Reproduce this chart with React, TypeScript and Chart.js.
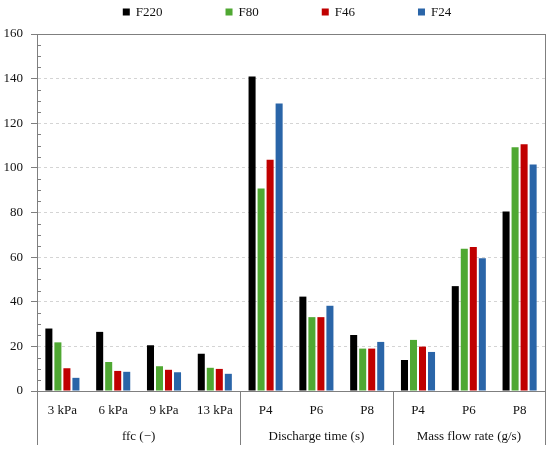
import React, { useEffect, useRef } from 'react';
import { Chart, registerables } from 'chart.js';

Chart.register(...registerables);

const categories = ['3 kPa', '6 kPa', '9 kPa', '13 kPa', 'P4', 'P6', 'P8', 'P4', 'P6', 'P8'];
const groupNames = ['ffc (−)', 'Discharge time (s)', 'Mass flow rate (g/s)'];
const groupSizes = [4, 3, 3];

const seriesNames = ['F220', 'F80', 'F46', 'F24'];
const seriesColors = ['#000000', '#4fa832', '#c00000', '#2a65a8'];
const f220 = [28, 26.5, 20.5, 16.7, 141, 42.3, 25.1, 13.9, 47, 80.5];
const f80 = [21.8, 13, 11.1, 10.4, 90.8, 33.1, 19, 22.9, 63.7, 109.2];
const f46 = [10.2, 9, 9.5, 9.9, 103.6, 33.1, 19, 19.9, 64.5, 110.6];
const f24 = [5.9, 8.6, 8.4, 7.7, 128.9, 38.2, 22, 17.5, 59.5, 101.5];

const yMax = 160;
const yMajor = 20;
const yMinor = 5;

const FONT = '"Liberation Serif", serif';
const AXIS = '#7f7f7f';

// frame, minor ticks, group labels and separators, legend
const decorations = {
  id: 'decorations',
  afterDraw(chart: any) {
    const { ctx, chartArea } = chart;
    const x = chart.scales.x;
    const y = chart.scales.y;
    ctx.save();
    ctx.strokeStyle = AXIS;
    ctx.lineWidth = 1;

    // top frame
    ctx.beginPath();
    ctx.moveTo(chartArea.left, chartArea.top + 0.5);
    ctx.lineTo(chartArea.right, chartArea.top + 0.5);
    ctx.stroke();

    // minor ticks inside the y axis
    ctx.beginPath();
    for (let v = yMinor; v < yMax; v += yMinor) {
      if (v % yMajor === 0) continue;
      const py = Math.round(y.getPixelForValue(v)) + 0.5;
      ctx.moveTo(chartArea.left, py);
      ctx.lineTo(chartArea.left + 4, py);
    }
    ctx.stroke();

    // group separators and labels
    const bottom = chart.height - 6;
    const edges: number[] = [chartArea.left];
    let idx = 0;
    groupSizes.forEach((n) => {
      idx += n;
      if (idx >= categories.length) edges.push(chartArea.right);
      else edges.push((x.getPixelForValue(idx - 1) + x.getPixelForValue(idx)) / 2);
    });
    ctx.beginPath();
    edges.forEach((ex, i) => {
      const px = Math.round(ex) + 0.5;
      ctx.moveTo(px, i === 0 || i === edges.length - 1 ? chartArea.top : chartArea.bottom);
      ctx.lineTo(px, bottom);
    });
    ctx.stroke();

    ctx.fillStyle = '#111';
    ctx.font = `13px ${FONT}`;
    ctx.textAlign = 'center';
    ctx.textBaseline = 'middle';
    groupNames.forEach((g, i) => {
      ctx.fillText(g, (edges[i] + edges[i + 1]) / 2, chartArea.bottom + 46);
    });

    // legend
    const box = 7;
    const gapText = 6;
    const gapItem = 63;
    const widths = seriesNames.map((s) => ctx.measureText(s).width);
    const total = widths.reduce((a, w) => a + box + gapText + w, 0) + gapItem * (seriesNames.length - 1);
    let lx = (chartArea.left + chartArea.right) / 2 - 4 - total / 2;
    const ly = 12;
    ctx.textAlign = 'left';
    seriesNames.forEach((s, i) => {
      ctx.fillStyle = seriesColors[i];
      ctx.fillRect(lx, ly - box / 2, box, box);
      ctx.fillStyle = '#111';
      ctx.fillText(s, lx + box + gapText, ly + 1);
      lx += box + gapText + widths[i] + gapItem;
    });
    ctx.restore();
  },
};

const App: React.FC = () => {
  const canvasRef = useRef<HTMLCanvasElement>(null);
  const chartRef = useRef<Chart | null>(null);

  useEffect(() => {
    if (!canvasRef.current) return;
    const ctx = canvasRef.current.getContext('2d');
    if (!ctx) return;
    if (chartRef.current) chartRef.current.destroy();

    const values = [f220, f80, f46, f24];
    chartRef.current = new Chart(ctx, {
      type: 'bar',
      data: {
        labels: categories,
        datasets: seriesNames.map((name, i) => ({
          label: name,
          data: values[i],
          backgroundColor: seriesColors[i],
          borderWidth: 0,
          categoryPercentage: 0.71,
          barPercentage: 0.78,
        })),
      },
      options: {
        animation: false,
        responsive: true,
        maintainAspectRatio: false,
        layout: { padding: { top: 34, right: 5, bottom: 34, left: 0 } },
        plugins: {
          legend: { display: false },
          tooltip: { enabled: false },
        },
        scales: {
          x: {
            grid: { display: false, drawTicks: false },
            border: { display: true, color: AXIS, width: 1 },
            ticks: { color: '#111', font: { family: FONT, size: 13 }, padding: 12, maxRotation: 0, autoSkip: false },
            afterFit(scale: any) {
              scale.height = 26;
            },
          },
          y: {
            min: 0,
            max: yMax,
            grid: {
              color: (c: any) =>
                c.tick && c.tick.value % yMajor === 0 && c.tick.value > 0 && c.tick.value < yMax ? '#d4d4d4' : 'transparent',
              tickColor: (c: any) => (c.tick && c.tick.value % yMajor === 0 ? AXIS : 'transparent'),
              tickLength: 6,
              lineWidth: 1,
            },
            border: { display: true, color: AXIS, width: 1, dash: [3, 3] },
            ticks: {
              stepSize: yMinor,
              autoSkip: false,
              color: '#111',
              font: { family: FONT, size: 13 },
              padding: 8,
              callback: (v: any) => (Number(v) % yMajor === 0 ? String(v) : ''),
            },
            afterFit(scale: any) {
              scale.width = 37;
            },
          },
        },
      },
      plugins: [decorations],
    });

    return () => {
      if (chartRef.current) {
        chartRef.current.destroy();
        chartRef.current = null;
      }
    };
  }, []);

  return (
    <div style={{ position: 'absolute', left: 0, top: 0, width: 550, height: 451, background: '#fff' }}>
      <canvas ref={canvasRef} />
    </div>
  );
};

export default App;
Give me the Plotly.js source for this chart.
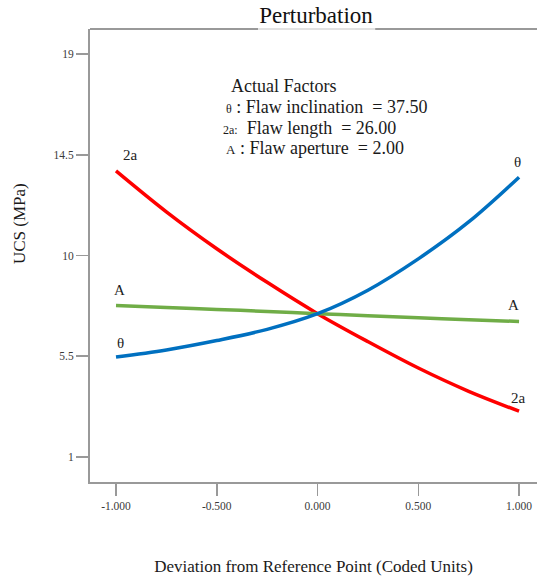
<!DOCTYPE html>
<html>
<head>
<meta charset="utf-8">
<script src="https://cdn.plot.ly/plotly-3.0.1.min.js"></script>
<style>
  html, body { margin: 0; padding: 0; background: #fff; }
  #chart { width: 537px; height: 581px; }
</style>
</head>
<body>
<div id="chart"></div>
<script>
// ---- data ----
const xCoded   = [-1, -0.75, -0.5, -0.25, 0, 0.25, 0.5, 0.75, 1];
const ucsTheta = [5.46, 5.78, 6.2, 6.7, 7.4, 8.45, 9.85, 11.5, 13.5];
const ucs2a    = [13.78, 11.95, 10.3, 8.8, 7.4, 6.15, 4.97, 3.93, 3.04];
const ucsA     = [7.76, 7.68, 7.59, 7.5, 7.4, 7.31, 7.22, 7.13, 7.05];
const xTickVals = [-1, -0.5, 0, 0.5, 1];
const xTickText = ['-1.000', '-0.500', '0.000', '0.500', '1.000'];
const yTickVals = [1, 5.5, 10, 14.5, 19];
const yTickText = ['1', '5.5', '10', '14.5', '19'];

const SERIF = '"Liberation Serif", "Times New Roman", serif';
const lineW = 3.5;

const traces = [
  { x: xCoded, y: ucs2a, mode: 'lines', name: '2a',
    line: { color: '#ff0000', width: lineW, shape: 'spline' } },
  { x: xCoded, y: ucsA, mode: 'lines', name: 'A',
    line: { color: '#70ad47', width: lineW, shape: 'spline' } },
  { x: xCoded, y: ucsTheta, mode: 'lines', name: 'θ',
    line: { color: '#0070c0', width: lineW, shape: 'spline' } }
];

const lblFont = { family: SERIF, size: 15, color: '#222' };
const txtFont = { family: SERIF, size: 18, color: '#1a1a1a' };
const sp = '\u00a0';

const layout = {
  width: 537, height: 581,
  margin: { l: 90, r: 0, t: 29, b: 99 },
  paper_bgcolor: '#fff', plot_bgcolor: '#fff',
  showlegend: false,
  title: {
    text: 'Perturbation',
    font: { family: SERIF, size: 23, color: '#111' },
    x: 316 / 537, xanchor: 'center', xref: 'container',
    y: 1 - 15 / 581, yanchor: 'middle', yref: 'container'
  },
  xaxis: {
    range: [-1.129, 1.089],
    tickvals: xTickVals, ticktext: xTickText,
    showgrid: false, zeroline: false,
    showline: true, linecolor: '#999', linewidth: 2,
    ticks: 'outside', ticklen: 12, tickwidth: 1.5, tickcolor: '#999',
    tickfont: { family: SERIF, size: 11.5, color: '#3a3a3a' },
    title: { text: 'Deviation from Reference Point (Coded Units)',
             font: { family: SERIF, size: 17, color: '#1a1a1a' }, standoff: 49 },
    automargin: false
  },
  yaxis: {
    range: [-0.125, 20.125],
    tickvals: yTickVals, ticktext: yTickText,
    showgrid: false, zeroline: false,
    showline: true, linecolor: '#999', linewidth: 2,
    ticks: 'outside', ticklen: 12, tickwidth: 1.5, tickcolor: '#999',
    tickfont: { family: SERIF, size: 11.5, color: '#3a3a3a' },
    automargin: false
  },
  shapes: [
    { type: 'line', xref: 'paper', yref: 'paper', x0: 0, x1: 0.376, y0: 1, y1: 1,
      line: { color: '#999', width: 2 } },
    { type: 'line', xref: 'paper', yref: 'paper', x0: 0.376, x1: 0.638, y0: 1, y1: 1,
      line: { color: '#e2e2e2', width: 2 } },
    { type: 'line', xref: 'paper', yref: 'paper', x0: 0.638, x1: 1, y0: 1, y1: 1,
      line: { color: '#999', width: 2 } }
  ],
  annotations: [
    // y axis title
    { text: 'UCS (MPa)', textangle: -90, showarrow: false,
      xref: 'paper', yref: 'paper', x: (19 - 90) / 447, y: (482 - 224) / 453,
      xanchor: 'center', yanchor: 'middle', font: { family: SERIF, size: 17, color: '#1a1a1a' } },
    // curve labels
    { text: '2a', x: -0.93, y: 14.5, showarrow: false, font: lblFont },
    { text: 'A', x: -0.985, y: 8.47, showarrow: false, font: lblFont },
    { text: 'θ', x: -0.977, y: 6.10, showarrow: false, font: lblFont },
    { text: 'θ', x: 0.99, y: 14.19, showarrow: false, font: lblFont },
    { text: 'A', x: 0.97, y: 7.79, showarrow: false, font: lblFont },
    { text: '2a', x: 0.995, y: 3.64, showarrow: false, font: lblFont },
    // actual factors block
    { text: 'Actual Factors', xref: 'paper', yref: 'paper', x: 0.311, y: 0.874,
      xanchor: 'left', yanchor: 'middle', showarrow: false, font: txtFont },
    { text: '<span style="font-size:12px">θ</span> : Flaw inclination ' + sp + '= 37.50',
      xref: 'paper', yref: 'paper', x: 0.299, y: 0.828,
      xanchor: 'left', yanchor: 'middle', showarrow: false, font: txtFont },
    { text: '<span style="font-size:12px">2a:</span> ' + sp + 'Flaw length ' + sp + '= 26.00',
      xref: 'paper', yref: 'paper', x: 0.294, y: 0.782,
      xanchor: 'left', yanchor: 'middle', showarrow: false, font: txtFont },
    { text: '<span style="font-size:13px">A</span> : Flaw aperture ' + sp + '= 2.00',
      xref: 'paper', yref: 'paper', x: 0.299, y: 0.737,
      xanchor: 'left', yanchor: 'middle', showarrow: false, font: txtFont }
  ]
};

Plotly.newPlot('chart', traces, layout, { displayModeBar: false, staticPlot: true });
</script>
</body>
</html>
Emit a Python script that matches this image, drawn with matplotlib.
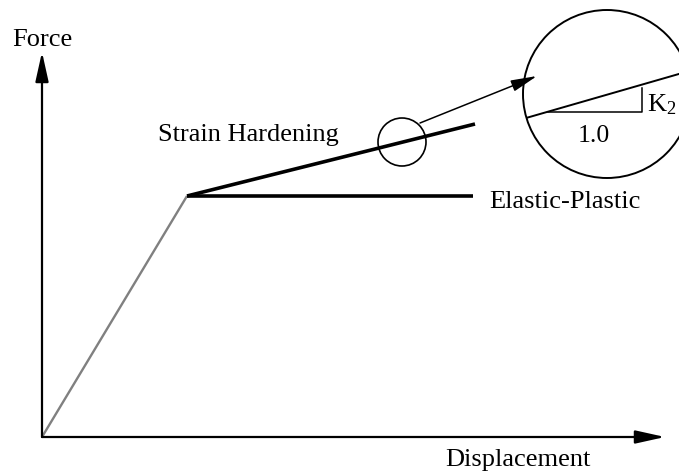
import matplotlib
matplotlib.use("Agg")
import matplotlib.pyplot as plt
from matplotlib.patches import Circle

plt.rcParams['font.family'] = ['Liberation Serif', 'DejaVu Serif']
plt.rcParams['mathtext.fontset'] = 'custom'
plt.rcParams['mathtext.rm'] = 'Liberation Serif'
plt.rcParams['mathtext.it'] = 'Liberation Serif:italic'

# Schematic force-displacement data (pixel-space diagram units)
origin = (42, 437)
yield_pt = (187, 196)
elastic_plastic_end = (473, 196)
hardening_end = (475, 124)
x_axis_end = (665, 437)
y_axis_end = (42, 52)

zoom_small_center = (402, 142)
zoom_small_r = 24
zoom_big_center = (607, 94)
zoom_big_r = 84
zoom_arrow_start = (420, 123)
zoom_arrow_end = (537, 76)

detail_line = ([525, 700], [118.3, 118.3 - 0.288 * 175])
tri_x = [548, 641.7, 641.7]
tri_y = [112.3, 112.3, 87.5]

labels = {
    'Force': (12, 46, 'left'),
    'Displacement': (518, 466, 'center'),
    'Strain Hardening': (158, 141, 'left'),
    'Elastic-Plastic': (489, 208, 'left'),
    '1.0': (594, 141.5, 'center'),
}

fig = plt.figure(figsize=(6.79, 4.72), dpi=100)
ax = fig.add_axes([0, 0, 1, 1])
ax.set_xlim(0, 679)
ax.set_ylim(472, 0)
ax.axis('off')

# axes arrows
ax.annotate('', xy=x_axis_end, xytext=origin,
            arrowprops=dict(arrowstyle='-|>,head_length=1.8,head_width=0.4',
                            lw=1.6, color='black', shrinkA=0, shrinkB=0))
ax.annotate('', xy=y_axis_end, xytext=origin,
            arrowprops=dict(arrowstyle='-|>,head_length=1.8,head_width=0.4',
                            lw=1.6, color='black', shrinkA=0, shrinkB=0))

# elastic branch
ax.plot([origin[0], yield_pt[0]], [origin[1], yield_pt[1]], color='#808080', lw=1.7,
        solid_capstyle='butt')
# plastic branches
ax.plot([yield_pt[0], elastic_plastic_end[0]], [yield_pt[1], elastic_plastic_end[1]],
        color='black', lw=2.6, solid_capstyle='butt')
ax.plot([yield_pt[0], hardening_end[0]], [yield_pt[1], hardening_end[1]],
        color='black', lw=2.6, solid_capstyle='butt')

# zoom circles
ax.add_patch(Circle(zoom_small_center, zoom_small_r, fill=False, lw=1.2, color='black'))
big = Circle(zoom_big_center, zoom_big_r, fill=False, lw=1.4, color='black')
ax.add_patch(big)

ax.annotate('', xy=zoom_arrow_end, xytext=zoom_arrow_start,
            arrowprops=dict(arrowstyle='-|>,head_length=1.6,head_width=0.35',
                            lw=1.1, color='black', shrinkA=0, shrinkB=0))

# detail line inside big circle
ln, = ax.plot(detail_line[0], detail_line[1], color='black', lw=1.4)
clip = Circle(zoom_big_center, zoom_big_r, transform=ax.transData)
ln.set_clip_path(clip)
ax.plot(tri_x, tri_y, color='black', lw=1.1)

for txt, (x, y, ha) in labels.items():
    ax.text(x, y, txt, fontsize=19 if txt != '1.0' else 18.5, ha=ha, va='baseline')
ax.text(647, 111.7, r'K$_\mathrm{2}$', fontsize=19, ha='left', va='baseline')

fig.savefig('out.png', dpi=100)
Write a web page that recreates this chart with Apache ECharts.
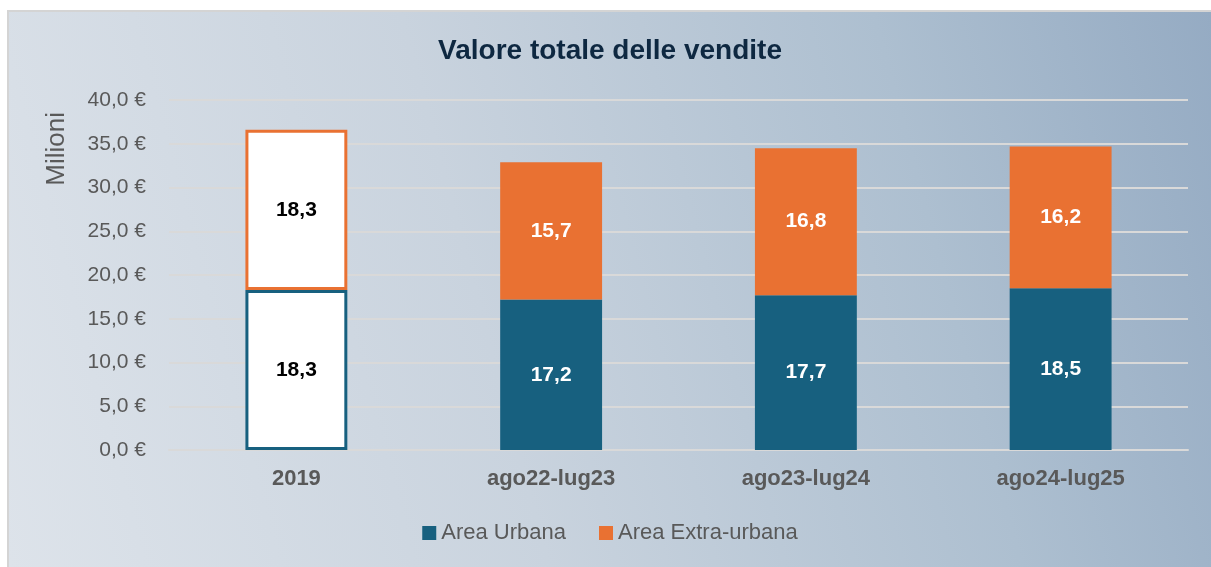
<!DOCTYPE html>
<html>
<head>
<meta charset="utf-8">
<script src="https://cdn.jsdelivr.net/npm/echarts@6/dist/echarts.min.js"></script>
<style>
  html, body { margin: 0; padding: 0; background: #fff; }
  #box {
    position: absolute; left: 7px; top: 10px; width: 1204px; height: 557px;
    border-top: 2px solid #d4d4d4; border-left: 2px solid #d4d4d4; box-sizing: border-box;
    background: linear-gradient(75deg, #dde3ea 0%, #c9d3de 40%, #adbfd0 75%, #95abc3 100%);
  }
  #chart { width: 100%; height: 100%; }
</style>
</head>
<body>
<div id="box"><div id="chart"></div></div>
<script>
// dati
const categories = ['2019', 'ago22-lug23', 'ago23-lug24', 'ago24-lug25'];
const urbana = [18.3, 17.2, 17.7, 18.5];
const extraUrbana = [18.3, 15.7, 16.8, 16.2];

const fmt = v => v.toFixed(1).replace('.', ',');
const FONT = '"Liberation Sans", Arial, sans-serif';
const BLUE = '#17607f', ORANGE = '#e97132';

// il 2019 è disegnato come barra vuota con solo il bordo
function styled(values, color) {
  return values.map((v, i) => i === 0
    ? { value: v, itemStyle: { color: '#fff', borderColor: color, borderWidth: 3 },
        label: { color: '#000' } }
    : v);
}

const barLabel = {
  show: true, position: 'inside', fontSize: 21, fontWeight: 'bold', color: '#fff',
  fontFamily: FONT, formatter: p => fmt(p.value)
};

const chart = echarts.init(document.getElementById('chart'));
chart.setOption({
  backgroundColor: 'transparent',
  textStyle: { fontFamily: FONT },
  title: {
    text: 'Valore totale delle vendite',
    left: 'center', top: 20,
    textStyle: { fontSize: 28, fontWeight: 'bold', color: '#0e2841', fontFamily: FONT }
  },
  legend: {
    bottom: 18, left: 'center',
    itemWidth: 14, itemHeight: 14, itemGap: 33,
    icon: 'rect',
    textStyle: { fontSize: 22, color: '#595959', fontFamily: FONT }
  },
  graphic: [{
    type: 'text', left: 35, top: 100, rotation: Math.PI / 2,
    style: { text: 'Milioni', fill: '#595959', font: '26px ' + FONT }
  }],
  grid: { left: 160, right: 23, top: 88, bottom: 117 },
  xAxis: {
    type: 'category', data: categories,
    axisTick: { show: false },
    axisLine: { lineStyle: { color: '#d9d9d9', width: 2 } },
    axisLabel: { margin: 18, fontSize: 22, fontWeight: 'bold', color: '#595959', fontFamily: FONT }
  },
  yAxis: {
    type: 'value', min: 0, max: 40, interval: 5,
    axisLabel: { margin: 23, fontSize: 21, color: '#595959', fontFamily: FONT,
      formatter: v => fmt(v) + ' €' },
    splitLine: { lineStyle: { color: '#d9d9d9', width: 2 } }
  },
  series: [
    {
      name: 'Area Urbana', type: 'bar', stack: 'tot', barWidth: '40%',
      itemStyle: { color: BLUE }, label: barLabel,
      data: styled(urbana, BLUE)
    },
    {
      name: 'Area Extra-urbana', type: 'bar', stack: 'tot', barWidth: '40%',
      itemStyle: { color: ORANGE }, label: barLabel,
      data: styled(extraUrbana, ORANGE)
    }
  ]
});
</script>
</body>
</html>
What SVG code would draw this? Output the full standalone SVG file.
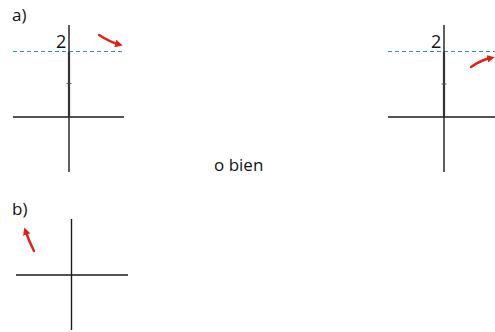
<svg xmlns="http://www.w3.org/2000/svg" width="495" height="332" viewBox="0 0 495 332">
  <defs>
    <style>
      .axis { stroke: #1a1a1a; stroke-width: 1.4; fill: none; }
      .axis-bold { stroke: #333; stroke-width: 2.2; fill: none; }
      .tick { stroke: #555; stroke-width: 1; }
      .dash { stroke: #2a8fd0; stroke-width: 1; stroke-dasharray: 4 3; fill: none; }
      .curve { stroke: #e0201c; stroke-width: 2.4; fill: none; stroke-linecap: round; }
      .label { font-family: "Open Sans", "DejaVu Sans", sans-serif; font-size: 17px; fill: #111; }
      .num { font-size: 18px; }
    </style>
    <marker id="head" viewBox="0 0 10 10" refX="5" refY="5" markerWidth="3.2" markerHeight="3.2" orient="auto" markerUnits="strokeWidth">
      <path d="M0,0 L10,5 L0,10 z" fill="#e0201c"/>
    </marker>
  </defs>

  <!-- case a), left graph -->
  <g id="graph-a-left">
    <text class="label" x="12" y="20.5">a)</text>
    <line class="dash" x1="13" y1="51.5" x2="124" y2="51.5"/>
    <line class="axis" x1="13" y1="117" x2="124" y2="117"/>
    <line class="axis" x1="69" y1="25" x2="69" y2="172"/>
    <line class="axis-bold" x1="69" y1="52" x2="69" y2="117"/>
    <line class="tick" x1="66.5" y1="83.5" x2="71.5" y2="83.5"/>
    <text class="label num" x="56" y="48">2</text>
    <path class="curve" d="M99,35 Q110,42 119,44.5" marker-end="url(#head)"/>
  </g>

  <!-- case a), right graph -->
  <g id="graph-a-right">
    <line class="dash" x1="388" y1="51.5" x2="495" y2="51.5"/>
    <line class="axis" x1="388" y1="117" x2="495" y2="117"/>
    <line class="axis" x1="444" y1="25" x2="444" y2="172"/>
    <line class="axis-bold" x1="444" y1="52" x2="444" y2="117"/>
    <line class="tick" x1="441.5" y1="84" x2="446.5" y2="84"/>
    <text class="label num" x="431" y="48">2</text>
    <path class="curve" d="M471,67 Q481,60 491,58" marker-end="url(#head)"/>
  </g>

  <text class="label" x="214" y="171">o bien</text>

  <!-- case b) -->
  <g id="graph-b">
    <text class="label" x="12" y="215">b)</text>
    <line class="axis" x1="16" y1="275" x2="128" y2="275"/>
    <line class="axis" x1="71.5" y1="219" x2="71.5" y2="330"/>
    <path class="curve" d="M34,251 Q29,241 25.5,231" marker-end="url(#head)"/>
  </g>
</svg>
□ □ □ □ □
What this task involves:
Using the listing above, repeat word for word each line from the one with "Write a web" down to the one with "const BLUE = '#17607f', ORANGE = '#e97132';", both included. Omit all pictures.

Answer for this exercise:
Write a web page that recreates this chart with Apache ECharts.
<!DOCTYPE html>
<html>
<head>
<meta charset="utf-8">
<script src="https://cdn.jsdelivr.net/npm/echarts@6/dist/echarts.min.js"></script>
<style>
  html, body { margin: 0; padding: 0; background: #fff; }
  #box {
    position: absolute; left: 7px; top: 10px; width: 1204px; height: 557px;
    border-top: 2px solid #d4d4d4; border-left: 2px solid #d4d4d4; box-sizing: border-box;
    background: linear-gradient(75deg, #dde3ea 0%, #c9d3de 40%, #adbfd0 75%, #95abc3 100%);
  }
  #chart { width: 100%; height: 100%; }
</style>
</head>
<body>
<div id="box"><div id="chart"></div></div>
<script>
// dati
const categories = ['2019', 'ago22-lug23', 'ago23-lug24', 'ago24-lug25'];
const urbana = [18.3, 17.2, 17.7, 18.5];
const extraUrbana = [18.3, 15.7, 16.8, 16.2];

const fmt = v => v.toFixed(1).replace('.', ',');
const FONT = '"Liberation Sans", Arial, sans-serif';
const BLUE = '#17607f', ORANGE = '#e97132';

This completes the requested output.